In Gibraltar, a Strange Trend Among Monkeys Confronted with Junk Food

An unexpected trend is emerging among the Barbary macaques on the Rock of Gibraltar. Likely to relieve their digestive system, assaulted by salty or sugary foods left by tourists, they are gulping down large quantities… of dirt.

Anti Junk-Food Remedy?

There are about 230 Barbary macaques (Macaca sylvanus) in Gibraltar, at the southern tip of the Iberian Peninsula. Over nearly a hundred days between 2022 and 2024, scientists recorded 44 individuals eating dirt.

This behavior is markedly more common in tourist zones and during peak season, prompting researchers to wonder whether it is linked to food discarded by visitors to the Rock, including ice cream, chocolate bars, or chips.

We hypothesize that the junk food can be difficult to digest and disrupt the primates’ microbiome,” write the authors of the new study, published in the journal Scientific Reports.

In the absence of chemical and mineral analyses of Gibraltar’s earth, the team does not know precisely how it affects the digestive tract. They note, however, that the “terra rossa” is rich in clay and iron, and that the former can help reduce gastric acidity by binding toxins.

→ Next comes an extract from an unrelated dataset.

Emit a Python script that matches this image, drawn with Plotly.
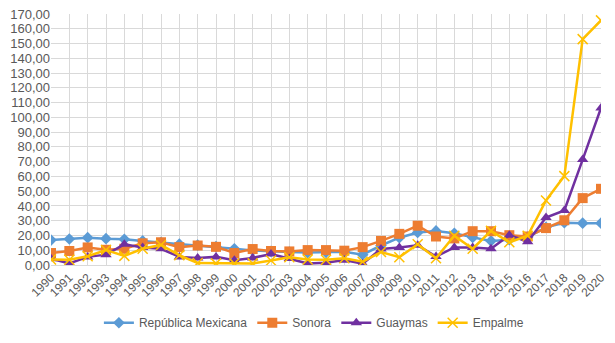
import plotly.graph_objects as go

years = [str(y) for y in range(1990, 2021)]

rep_mexicana = [16.9, 17.6, 18.5, 17.8, 17.4, 16.3, 15.3, 14.1, 13.4, 12.5, 11.0,
                9.9, 9.2, 8.8, 8.4, 8.6, 9.0, 7.0, 13.2, 18.5, 22.0,
                23.1, 21.5, 18.7, 16.3, 17.1, 18.9, 25.5, 28.6, 28.3, 28.3]
sonora = [8.1, 9.5, 11.9, 10.3, 11.0, 14.7, 15.4, 12.1, 13.2, 12.3, 8.1,
          10.8, 9.5, 9.2, 10.1, 10.1, 9.7, 12.1, 16.3, 21.1, 26.6,
          19.3, 18.0, 22.9, 22.9, 20.2, 19.3, 25.0, 30.3, 45.3, 51.6]
guaymas = [4.2, 1.1, 5.5, 7.0, 14.0, 11.9, 11.0, 5.5, 4.8, 5.5, 3.3,
           4.8, 7.5, 4.4, 1.1, 1.5, 3.3, 0.9, 10.8, 11.9, 13.4,
           5.7, 11.9, 11.9, 11.0, 20.2, 15.8, 32.1, 36.9, 71.4, 106.4]
empalme = [3.7, 3.5, 5.9, 10.1, 6.2, 11.0, 13.6, 6.6, 1.3, 1.1, 1.1,
           1.1, 3.1, 5.3, 3.7, 3.5, 4.6, 2.2, 8.8, 5.3, 14.1,
           4.6, 19.8, 11.0, 23.1, 15.4, 19.8, 43.7, 60.2, 153.0, 165.7]

y_ticks = list(range(0, 171, 10))

series = [
    ("República Mexicana", rep_mexicana, "#5B9BD5", "diamond", 9, 0),
    ("Sonora", sonora, "#ED7D31", "square", 10, 0),
    ("Guaymas", guaymas, "#7030A0", "triangle-up", 10, 0),
    ("Empalme", empalme, "#FFC000", "x-thin-open", 10, 1.5),
]

fig = go.Figure()
for name, vals, color, sym, size, lw in series:
    marker = dict(symbol=sym, size=size, color=color)
    if lw:
        marker["line"] = dict(color=color, width=lw)
    fig.add_trace(go.Scatter(
        x=years, y=vals, name=name, mode="lines+markers",
        line=dict(color=color, width=2.5), marker=marker,
    ))

fnt = "Liberation Sans"
# page body has an 8px default margin, so the figure is 8px smaller
fig.update_layout(
    width=607, height=335,
    margin=dict(l=43, r=14, t=6, b=76),
    paper_bgcolor="white", plot_bgcolor="white",
    separators=",.",
    font=dict(family=fnt, size=13, color="#595959"),
    legend=dict(orientation="h", x=0.478, xanchor="center", y=-0.23, yanchor="middle",
                font=dict(family=fnt, size=12, color="#595959"), itemwidth=30, tracegroupgap=0),
    showlegend=True,
)
fig.update_xaxes(type="category", range=[0, 30], tickangle=-45, automargin=False,
                 ticklabeloverflow="allow",
                 showgrid=True, gridcolor="#D9D9D9", gridwidth=1,
                 showline=True, linecolor="#D9D9D9", ticks="", tickfont=dict(family=fnt, size=12))
fig.update_yaxes(range=[0, 170], tickvals=y_ticks, tickformat=".2f", automargin=False,
                 ticklabeloverflow="allow",
                 showgrid=True, gridcolor="#D9D9D9", gridwidth=1,
                 zeroline=False, showline=False, ticks="", tickfont=dict(family=fnt, size=13))

fig.write_html("out.html", config={"displayModeBar": False})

A Remarkable Capacity for Adaptation

According to researchers, this trend has developed too quickly to be the result of genetic or physiological changes. It would therefore be a socially learned and transmitted behavior, with groups of primates showing a preference for certain soil types.

Alongside observations of bonnet macaques in Indian urban areas, who learned to open soda bottles, and Bali long-tailed macaques, who pilfer tourists’ belongings to obtain food, these new findings once again illustrate the remarkable adaptability of these primates.

Such behavioral flexibility could prove valuable in facing the deep environmental upheavals caused by climate change.

Previously, a long-running study had revealed that Bali macaques also used stone tools as… sex toys.